The trend detection for intra-well control charts is one-tailed - that is, only increasing trends are sought. In contrast, trend detection in time series (implemented in DUMPStat version 2.1.1) is two-tailed, finding both increasing and decreasing trends. In this case the area under the curve in each tail is half of the area in a one-tailed test, so that a trend in time series must be more pronounced to be detected. The same Sen's test is being used for each analysis, but results can differ based on the 'tailed-ness' of the detection.

22. What would be sufficient for pairs with insufficient data?
Surface and air monitoring use the same minimum number of background samples as the rest of the analyses, chosen from the statistical options. If the number of pairs of samples for a particular con/well is less than or equal to the minimum number of samples, the UCL's for the upstream and downstream sample points cannot be computed.

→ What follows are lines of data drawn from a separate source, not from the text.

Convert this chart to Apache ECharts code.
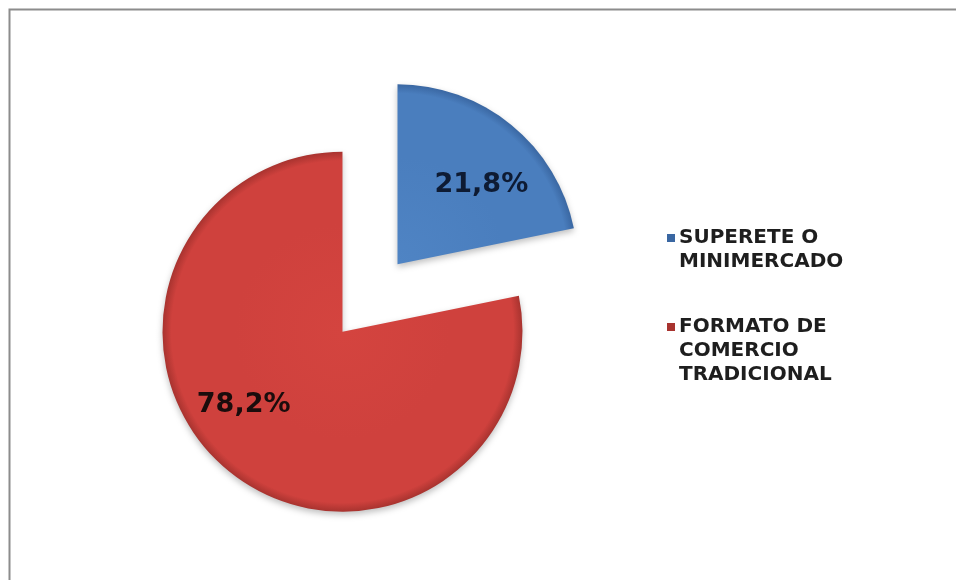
<!DOCTYPE html>
<html>
<head>
<meta charset="utf-8">
<script src="https://cdn.jsdelivr.net/npm/echarts@6/dist/echarts.min.js"></script>
<style>
  html, body { margin: 0; padding: 0; background: #ffffff; }
  #chart { width: 956px; height: 580px; }
</style>
</head>
<body>
<div id="chart"></div>
<script>
// Share of outlets by store format
const categories = ['SUPERETE O\nMINIMERCADO', 'FORMATO DE\nCOMERCIO\nTRADICIONAL'];
const shares = [21.8, 78.2];

const palette = [
  { light: '#4f84c4', mid: '#4a7ebe', dark: '#3a67a2', label: '#0e1b33' },
  { light: '#d4443f', mid: '#cf413d', dark: '#a8332f', label: '#1a0c0c' }
];

// Small nudges that place each value label where it reads best inside its slice
const labelNudge = [[25, -7], [-40, 1]];

const cx = 370, cy = 298, radius = 180;

// Flat face with a darker bevelled rim; coordinates are in each slice's own frame
function sliceFill(p) {
  return {
    type: 'radial', x: cx, y: cy, r: radius, global: true,
    colorStops: [
      { offset: 0, color: p.light },
      { offset: 0.6, color: p.mid },
      { offset: 0.95, color: p.mid },
      { offset: 1, color: p.dark }
    ]
  };
}

const pieData = categories.map((name, i) => ({
  name: name,
  value: shares[i],
  selected: true,
  itemStyle: { color: sliceFill(palette[i]) },
  label: { color: palette[i].label }
}));

// Legend text: blank lead-in lines keep the swatch level with the first line
function legendText(name) {
  const lines = name.split('\n');
  return '\n'.repeat(lines.length - 1) + name;
}

const chart = echarts.init(document.getElementById('chart'), null, { renderer: 'canvas' });
chart.setOption({
  animation: false,
  backgroundColor: '#ffffff',
  color: palette.map(p => p.mid),
  graphic: [{
    type: 'rect',
    shape: { x: 9.5, y: 9.5, width: 1000, height: 600 },
    style: { fill: 'none', stroke: '#8c8c8c', lineWidth: 2 },
    silent: true, z: -1
  }],
  legend: {
    orient: 'vertical',
    left: 667,
    top: 202,
    padding: 0,
    itemWidth: 8,
    itemHeight: 8,
    itemGap: -7,
    icon: 'rect',
    selectedMode: false,
    formatter: legendText,
    textStyle: {
      fontFamily: 'DejaVu Sans',
      fontWeight: 'bold',
      fontSize: 20,
      lineHeight: 24,
      color: '#1e1e1e',
      padding: [0, 0, 0, -1]
    },
    data: categories
  },
  series: [{
    type: 'pie',
    center: [cx, cy],
    radius: radius,
    startAngle: 90,
    clockwise: true,
    selectedMode: 'multiple',
    selectedOffset: 43.5,
    avoidLabelOverlap: false,
    emphasis: { disabled: true },
    itemStyle: {
      shadowBlur: 6,
      shadowColor: 'rgba(0,0,0,0.25)',
      shadowOffsetY: 3
    },
    label: {
      show: true,
      position: 'inside',
      fontFamily: 'DejaVu Sans',
      fontWeight: 'bold',
      fontSize: 27,
      formatter: p => p.value.toFixed(1).replace('.', ',') + '%'
    },
    labelLine: { show: false },
    labelLayout: p => ({ dx: labelNudge[p.dataIndex][0], dy: labelNudge[p.dataIndex][1] }),
    data: pieData
  }]
});
</script>
</body>
</html>
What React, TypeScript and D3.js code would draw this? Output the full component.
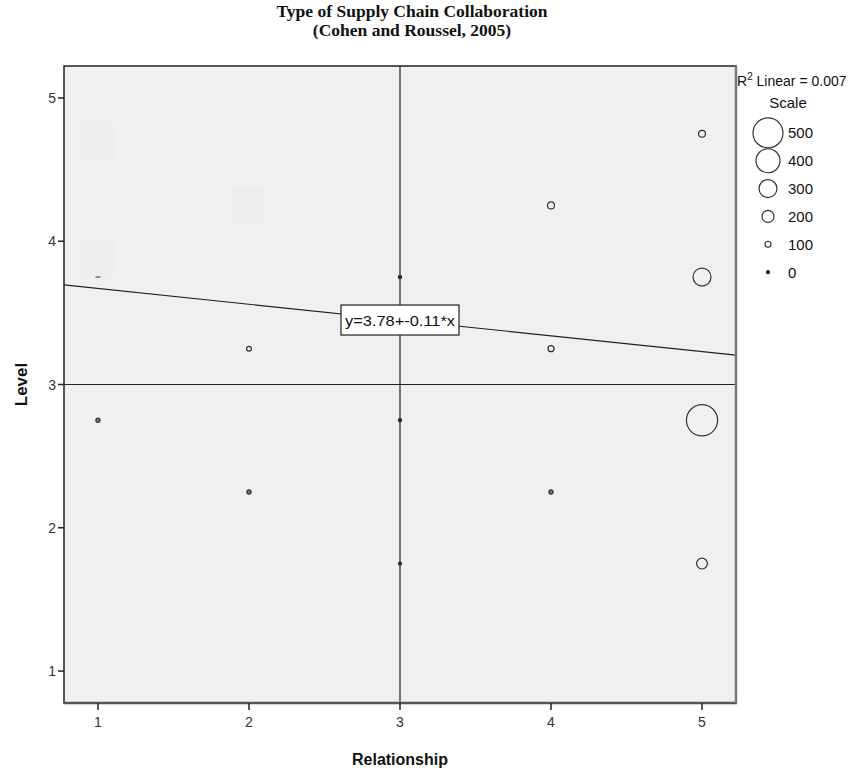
import React from "react";
import * as d3 from "d3";

const relationship = [1, 1, 2, 2, 3, 3, 3, 4, 4, 4, 5, 5, 5, 5];
const level = [2.75, 3.75, 2.25, 3.25, 1.75, 2.75, 3.75, 2.25, 3.25, 4.25, 1.75, 2.75, 3.75, 4.75];
const scaleValues = [70, 0, 70, 80, 10, 10, 10, 70, 100, 115, 180, 520, 300, 115];
const xTicks = [1, 2, 3, 4, 5];
const yTicks = [1, 2, 3, 4, 5];
const legendValues = [500, 400, 300, 200, 100, 0];
const intercept = 3.78;
const slope = -0.11;
const rSquared = "0.007";
const refX = 3;
const refY = 3;
// faint empty marker backgrounds visible in the plot
const ghostX = [1, 2, 1];
const ghostY = [4.7, 4.24, 3.88];

const W = 855;
const H = 772;
const L = 64, R = 736, T = 66, B = 703;

export default function App() {
  const x = d3.scaleLinear().domain([0.775, 5.225]).range([L, R]);
  const y = d3.scaleLinear().domain([0.777, 5.223]).range([B, T]);
  const rLin = d3.scaleLinear().domain([0, 500]).range([0, 15]);
  const r = (v: number) => Math.max(1.6, rLin(v));
  const sans = "'Liberation Sans', Arial, sans-serif";
  const serif = "'Liberation Serif', 'Times New Roman', serif";
  const line = d3.line<number>().x((d) => x(d)).y((d) => y(intercept + slope * d));
  const xd = x.domain();
  const mid = 3;
  const legendY = d3.scaleBand<number>().domain(legendValues).range([119, 286]);

  return (
    <svg width={W} height={H} style={{ display: "block", position: "absolute", left: 0, top: 0 }}>
      <rect x={0} y={0} width={W} height={H} fill="#fff" />
      <text x={412} y={17} textAnchor="middle" fontFamily={serif} fontWeight="bold" fontSize={17.5} fill="#111">
        Type of Supply Chain Collaboration
      </text>
      <text x={412} y={36} textAnchor="middle" fontFamily={serif} fontWeight="bold" fontSize={17.5} fill="#111">
        (Cohen and Roussel, 2005)
      </text>

      <rect x={L} y={T} width={R - L} height={B - T} fill="#f0f0f0" />
      <defs>
        <clipPath id="plotclip">
          <rect x={L} y={T} width={R - L} height={B - T} />
        </clipPath>
      </defs>

      <g clipPath="url(#plotclip)">
        {ghostX.map((gx, i) => (
          <rect key={"g" + i} x={x(gx) - 17} y={y(ghostY[i]) - 19} width={34} height={38} fill="#eeeeee" />
        ))}
        <line x1={x(refX)} x2={x(refX)} y1={T} y2={B} stroke="#222" strokeWidth={1.2} />
        <line x1={L} x2={R} y1={y(refY)} y2={y(refY)} stroke="#222" strokeWidth={1.2} />
        <path d={line([xd[0], xd[1]]) || ""} fill="none" stroke="#222" strokeWidth={1.2} />
        {relationship.map((rv, i) => {
          const v = scaleValues[i];
          if (v === 0) {
            return <line key={i} x1={x(rv) - 2.5} x2={x(rv) + 2.5} y1={y(level[i])} y2={y(level[i])} stroke="#333" strokeWidth={1} />;
          }
          const rad = r(v);
          return (
            <circle key={i} cx={x(rv)} cy={y(level[i])} r={rad}
              fill={rad < 2 ? "#222" : v < 80 ? "#777" : "none"}
              stroke="#333" strokeWidth={1.2} />
          );
        })}
      </g>

      <rect x={x(mid) - 59} y={y(intercept + slope * mid) - 15} width={118} height={30} fill="#fff" stroke="#222" strokeWidth={1.2} />
      <text x={x(mid)} y={y(intercept + slope * mid) + 5.5} textAnchor="middle" fontFamily={sans} fontSize={15} fill="#111" textLength={110} lengthAdjust="spacingAndGlyphs">
        y=3.78+-0.11*x
      </text>

      <rect x={L} y={T} width={R - L} height={B - T} fill="none" stroke="#222" strokeWidth={1.5} />
      <line x1={L} x2={R + 1} y1={B} y2={B} stroke="#555" strokeWidth={2.5} />
      <line x1={R} x2={R} y1={T} y2={B} stroke="#777" strokeWidth={2.5} />

      {xTicks.map((t) => (
        <g key={"x" + t}>
          <line x1={x(t)} x2={x(t)} y1={B} y2={B + 7} stroke="#222" strokeWidth={1.5} />
          <text x={x(t)} y={B + 24} textAnchor="middle" fontFamily={sans} fontSize={14} fill="#333">{t}</text>
        </g>
      ))}
      {yTicks.map((t) => (
        <g key={"y" + t}>
          <line x1={L - 6} x2={L} y1={y(t)} y2={y(t)} stroke="#222" strokeWidth={1.5} />
          <text x={L - 8} y={y(t) + 5} textAnchor="end" fontFamily={sans} fontSize={14} fill="#333">{t}</text>
        </g>
      ))}

      <text x={(L + R) / 2} y={765} textAnchor="middle" fontFamily={sans} fontWeight="bold" fontSize={16} fill="#111">Relationship</text>
      <text transform={`translate(27, ${(T + B) / 2}) rotate(-90)`} textAnchor="middle" fontFamily={sans} fontWeight="bold" fontSize={17} fill="#111">Level</text>

      <text x={737} y={86} fontFamily={sans} fontSize={14} fill="#111">
        R<tspan dy={-6} fontSize={10}>2</tspan><tspan dy={6}> Linear = {rSquared}</tspan>
      </text>
      <text x={788} y={108} textAnchor="middle" fontFamily={sans} fontSize={15} fill="#111">Scale</text>
      {legendValues.map((v) => {
        const cy = (legendY(v) || 0) + legendY.bandwidth() / 2;
        const rad = r(v);
        return (
          <g key={"lg" + v}>
            <circle cx={768} cy={cy} r={rad} fill={rad < 2 ? "#222" : "none"} stroke="#333" strokeWidth={1.2} />
            <text x={788} y={cy + 5.5} fontFamily={sans} fontSize={15} fill="#111">{v}</text>
          </g>
        );
      })}
    </svg>
  );
}
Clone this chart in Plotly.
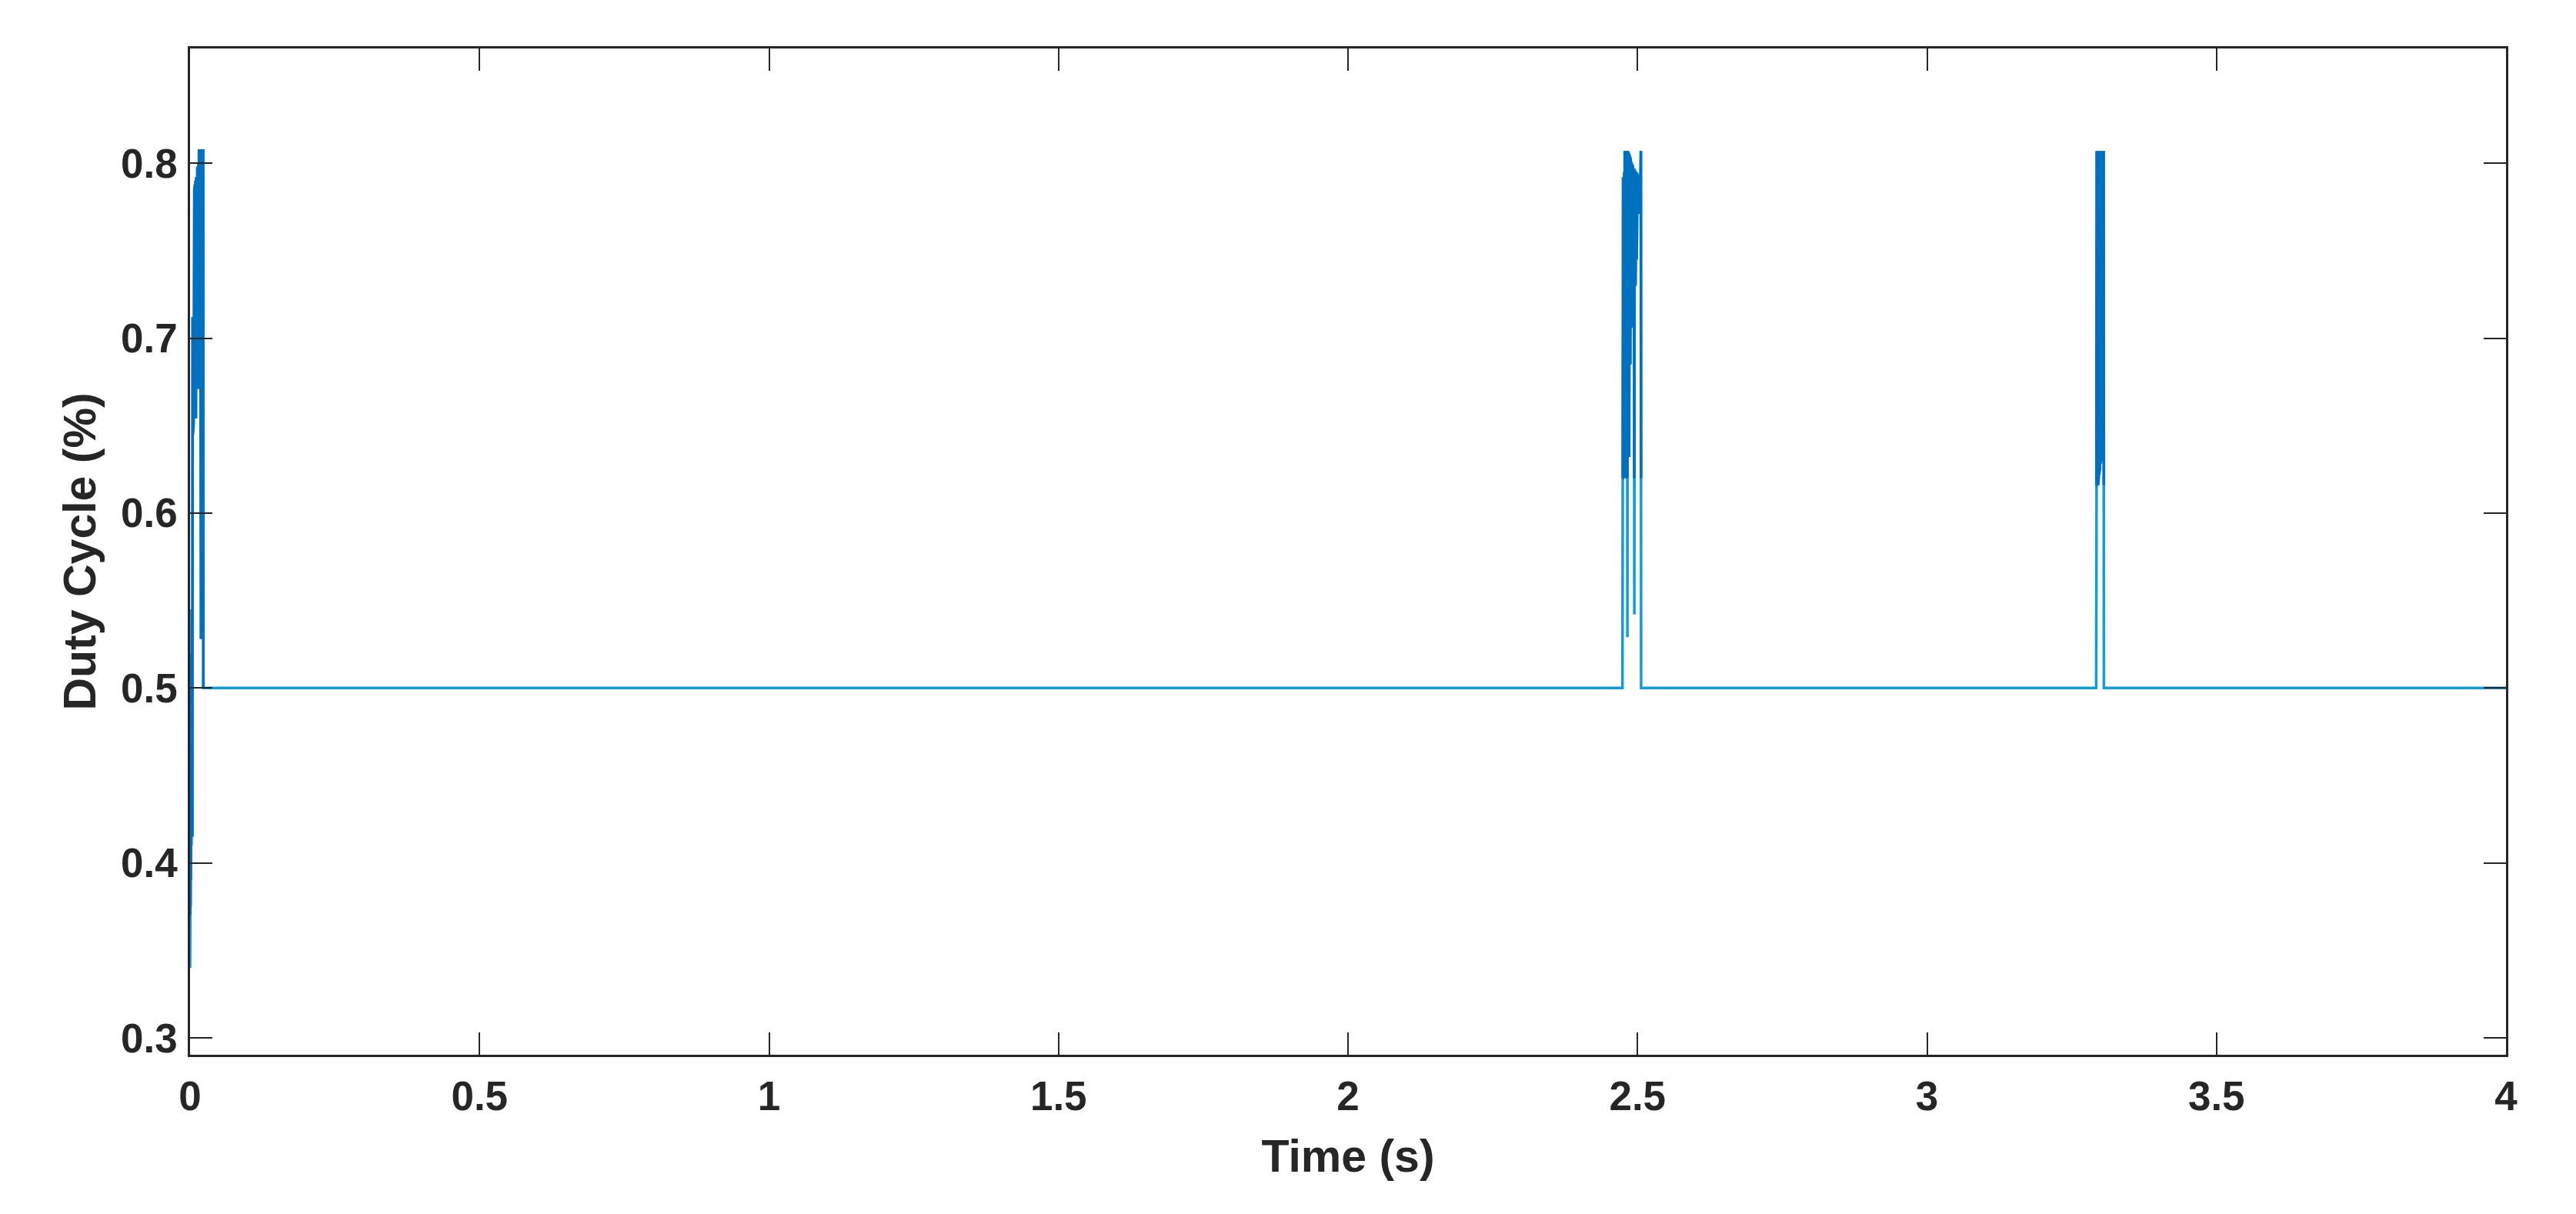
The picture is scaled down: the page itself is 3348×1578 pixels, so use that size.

23. Two-sided prediction limits & pH
The pH measurement differs from concentration measurements in that there is a numerical maximum and minimum that a result must fall within to be considered acceptable. To account for this, the prediction limits treat the constituent pH differently from others by computing a two-sided limit. This is one of the few places where prediction limits are more useful than control charts. While the Shewhart portion of the control chart does account for the two-sided nature of pH, the CUSUM measure on the control chart is designed to identify significant increases, and is therefore not a useful indicator for decreases in pH.
DUMPStat will identify only one constituent name as 'pH'. More specifically, amongst all data records where 'pH' occurs as either the whole constituent name, or as the first distinct word in a constituent, DUMPStat will designate only one name as being pH. Thus, 'pH' or 'pH field' could be the constituent name. However, 'phenol' would not.
If your database contains records where more than one name could be identified as 'pH', it is important that you alias all related names to a single choice. Otherwise, the statistical analyses will not collect all the relevant data records. It does not matter which name you choose to be the 'dominant' pH.